Charlie is my first dog with non-shedding “hair” rather than fur. He’s also my first curly-haired dog. While I’m no longer vacuuming up fur every night, I do have to maintain this coat on a regular basis. And this requires more than just a quick brush out every few months. Ugh!
I’ve tried a few groomers in the area and have had limited success- if you could even classify the cuts as successful. The first time Charlie visited the groomers we had let his hair just grow and grow. Which apparently was the wrong thing to do since he ended up covered in knots and had to be shaved.
We learned our lesson we scheduled another appointment several months later when all he really needed was a coat trim. It’s summer and his hair was getting too long and too dirty. Well, after hours & hours at the groomers and a story that reads more like a Mel Brooks movie than an actual event in daily life, he came home cleaner but not trimmed. That’s when I decided to take matters into my own hands. Literally.
I searched high and low for a book that simply explains how to give your dog a haircut. There are many books out there on grooming but none that really satisfied my needs. Charlie is a regular dog. Sure, he’s got some poodle (or similar breed) in him but that doesn’t mean he needs a poodle cut!

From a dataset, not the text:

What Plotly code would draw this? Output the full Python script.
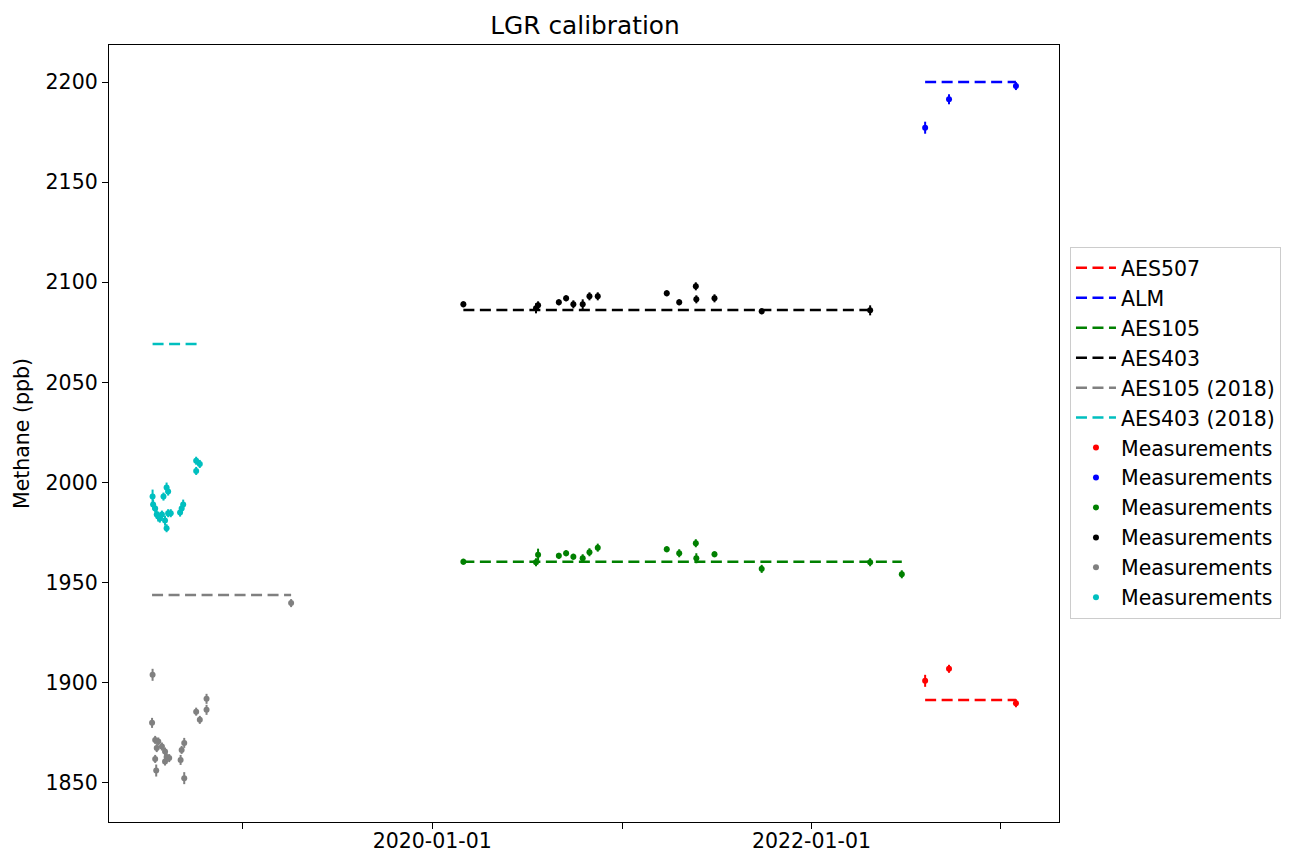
import plotly.graph_objects as go

# Calibration gases: assigned methane values (ppb) and plot colours
ref_names = ["AES507", "ALM", "AES105", "AES403", "AES105 (2018)", "AES403 (2018)"]
ref_values = [1891.4, 2200.0, 1960.4, 2086.2, 1943.8, 2069.2]
colors = ["#ff0000", "#0000ff", "#008000", "#000000", "#808080", "#00bfbf"]

# LGR measurements per gas: dates, measured methane (ppb), 1-sigma error (ppb)
aes507_dates = ["2022-08-08", "2022-09-23", "2023-01-30"]
aes507_vals = [1901.0, 1907.0, 1889.8]
aes507_err = [3.0, 2.0, 2.0]

alm_dates = ["2022-08-08", "2022-09-23", "2023-01-30"]
alm_vals = [2177.2, 2191.4, 2198.0]
alm_err = [3.0, 2.5, 2.0]

aes105_dates = ["2020-03-01", "2020-07-19", "2020-07-23", "2020-09-01", "2020-09-15",
                "2020-09-29", "2020-10-17", "2020-10-30", "2020-11-15", "2021-03-28",
                "2021-04-21", "2021-05-23", "2021-05-24", "2021-06-28", "2021-09-27",
                "2022-04-24", "2022-06-24"]
aes105_vals = [1960.5, 1960.2, 1964.0, 1963.4, 1964.7, 1963.0, 1962.2, 1965.2, 1967.5,
               1966.7, 1964.7, 1969.7, 1962.2, 1964.2, 1956.9, 1960.2, 1954.2]
aes105_err = [1.5, 2.0, 3.0, 1.5, 1.5, 1.5, 2.0, 2.0, 2.0, 1.5, 2.0, 2.0, 2.5, 1.5, 2.0, 2.0, 2.0]

aes403_dates = ["2020-03-01", "2020-07-19", "2020-07-23", "2020-09-01", "2020-09-15",
                "2020-09-29", "2020-10-17", "2020-10-30", "2020-11-15", "2021-03-28",
                "2021-04-21", "2021-05-23", "2021-05-24", "2021-06-28", "2021-09-27",
                "2022-04-24"]
aes403_vals = [2089.0, 2087.0, 2088.5, 2090.0, 2092.0, 2089.0, 2089.0, 2093.0, 2093.0,
               2094.5, 2090.0, 2098.0, 2091.5, 2092.0, 2085.5, 2086.0]
aes403_err = [1.5, 2.5, 2.0, 1.5, 1.5, 2.0, 2.5, 2.0, 2.0, 1.5, 1.5, 2.0, 2.0, 2.0, 1.5, 2.5]

aes105_2018_dates = ["2018-07-11", "2018-07-10", "2018-07-16", "2018-07-22", "2018-07-19",
                     "2018-07-29", "2018-07-16", "2018-07-18", "2018-08-04", "2018-08-07",
                     "2018-08-12", "2018-08-04", "2018-09-10", "2018-09-05", "2018-09-03",
                     "2018-09-10", "2018-10-03", "2018-10-10", "2018-10-23", "2018-10-23",
                     "2019-04-04"]
aes105_2018_vals = [1904.0, 1880.0, 1871.5, 1870.7, 1867.4, 1868.2, 1862.0, 1856.2, 1865.7,
                    1863.0, 1862.4, 1860.7, 1870.0, 1866.5, 1861.5, 1852.4, 1885.6, 1881.5,
                    1892.0, 1886.5, 1939.8]
aes105_2018_err = [3.0, 2.5, 2.0, 2.0, 2.0, 2.0, 2.0, 3.0, 2.0, 2.5, 2.0, 2.0, 2.5, 2.0,
                   2.5, 3.0, 2.0, 2.0, 2.5, 2.5, 2.0]

aes403_2018_dates = ["2018-07-11", "2018-07-12", "2018-07-16", "2018-07-19", "2018-07-22",
                     "2018-07-25", "2018-07-29", "2018-08-01", "2018-08-04", "2018-08-07",
                     "2018-08-07", "2018-08-10", "2018-08-10", "2018-08-15", "2018-09-02",
                     "2018-09-05", "2018-09-08", "2018-10-03", "2018-10-10", "2018-10-03"]
aes403_2018_vals = [1993.0, 1989.0, 1987.0, 1984.0, 1983.0, 1982.0, 1984.0, 1993.0, 1981.0,
                    1977.2, 1997.5, 1995.5, 1984.7, 1984.7, 1985.0, 1987.0, 1989.0, 2010.9,
                    2009.3, 2005.8]
aes403_2018_err = [3.5, 2.5, 2.0, 2.0, 2.5, 2.0, 2.0, 2.0, 2.5, 2.0, 2.5, 2.0, 2.0, 2.0,
                   2.0, 2.0, 2.5, 2.0, 2.0, 2.0]

series = [
    (aes507_dates, aes507_vals, aes507_err),
    (alm_dates, alm_vals, alm_err),
    (aes105_dates, aes105_vals, aes105_err),
    (aes403_dates, aes403_vals, aes403_err),
    (aes105_2018_dates, aes105_2018_vals, aes105_2018_err),
    (aes403_2018_dates, aes403_2018_vals, aes403_2018_err),
]

# x-axis ticks: one per year, labels on even years only
tick_dates = ["2019-01-01", "2020-01-01", "2021-01-01", "2022-01-01", "2023-01-01"]
tick_labels = ["", "2020-01-01", "", "2022-01-01", ""]

FONT = "DejaVu Sans"
FS = 20.5
fig = go.Figure()

# Assigned value of each gas, spanning the period it was measured
for i, (name, val, col, (d, _, _)) in enumerate(zip(ref_names, ref_values, colors, series)):
    ds = sorted(d)
    fig.add_trace(go.Scatter(
        x=[ds[0], ds[-1]], y=[val, val], mode="lines", name=name,
        line=dict(color=col, width=2.5, dash="11px,5.5px"),
        legendgroup=f"ref{i}", hoverinfo="skip",
    ))

# Measurements with error bars
for i, ((d, v, e), col) in enumerate(zip(series, colors)):
    fig.add_trace(go.Scatter(
        x=d, y=v, mode="markers", name="Measurements",
        marker=dict(color=col, size=6, line=dict(width=0)),
        error_y=dict(type="data", array=e, visible=True, color=col, thickness=2, width=0),
        legendgroup=f"meas{i}",
    ))

axis_common = dict(
    showline=True, linecolor="black", linewidth=1.3, mirror=True,
    showgrid=False, zeroline=False, automargin=False,
    ticks="outside", ticklen=6, tickwidth=1.3, tickcolor="black",
    tickfont=dict(family=FONT, size=FS, color="black"),
)

fig.update_layout(
    width=1293, height=852,
    margin=dict(l=109, r=232, t=45, b=30),
    paper_bgcolor="white", plot_bgcolor="white",
    title=dict(text="LGR calibration", x=(109 + 1061) / 2 / 1293, xanchor="center",
               y=1 - 25 / 852, yanchor="middle",
               font=dict(family=FONT, size=24.8, color="black")),
    font=dict(family=FONT, color="black"),
    xaxis=dict(type="date", range=["2018-04-18", "2023-04-23"],
               tickvals=tick_dates, ticktext=tick_labels, ticklabelstandoff=-6,
               **axis_common),
    yaxis=dict(range=[1830.5, 2218.5], tickvals=list(range(1850, 2201, 50)),
               title=dict(text="Methane (ppb)", font=dict(family=FONT, size=FS, color="black"),
                          standoff=10),
               **axis_common),
    legend=dict(x=(1072 - 109) / 952, xanchor="left", y=0.740, yanchor="top",
                bgcolor="white", bordercolor="#cccccc", borderwidth=1,
                font=dict(family=FONT, size=FS, color="black"),
                tracegroupgap=0.3, traceorder="grouped", itemwidth=40),
    showlegend=True,
)

fig.write_html("out.html")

In fact, he’s just going to roll around in the nearest frog pond 5 seconds after we leave the groomers anyway! He just needs to not be gross. Apparently that is way too much to ask for!
Since I learn best by doing, I decided to grab a pair of clippers and give it a whirl. After striking out at the pet store I tried Wal-Mart thinking I’d get some people clippers and make do. Turns out they have a whole section of pet clippers to choose from. I selected the Oster clippers in the largest size and some blunt-tipped scissors. The clippers included some tips on grooming your dog which were actually the most helpful tips out there.
I started with a dry dog and just went for it. It’s harder than you’d think. He had some knots that the clippers couldn’t quite penetrate so I did the best I could to comb them out and tried to clip them again. Sometimes it worked, sometimes it didn’t. Charlie’s legs were really hard to clip since they were basically full of knots and dirt. After doing my best with his legs, I shaved his belly down almost to the skin to help him stay cool. Last, I tackled his head, ears, beard, and neck. He hates this part. He tried to bite the clippers when I trimmed his beard so I eventually gave up because I didn’t want to hurt him.
At this point my first grooming attempt was over and Charlie had a lop-sided beard, a belly that was unevenly shaved, a flat head, super fuzzy legs, and mismatched ears. Thankfully, he doesn’t care one bit about his looks so I just called the cut “edgy” and left it at that. His hair grows remarkably fast so I knew it would only be a short time before he was back under the clippers for another uneven haircut. In fact, Charlie will receive his second at home cut this weekend. This time I’m going to wash, dry, and brush him first.
I’m confident that I’ll get better at this over time. It will just take a few more bad haircuts to get there!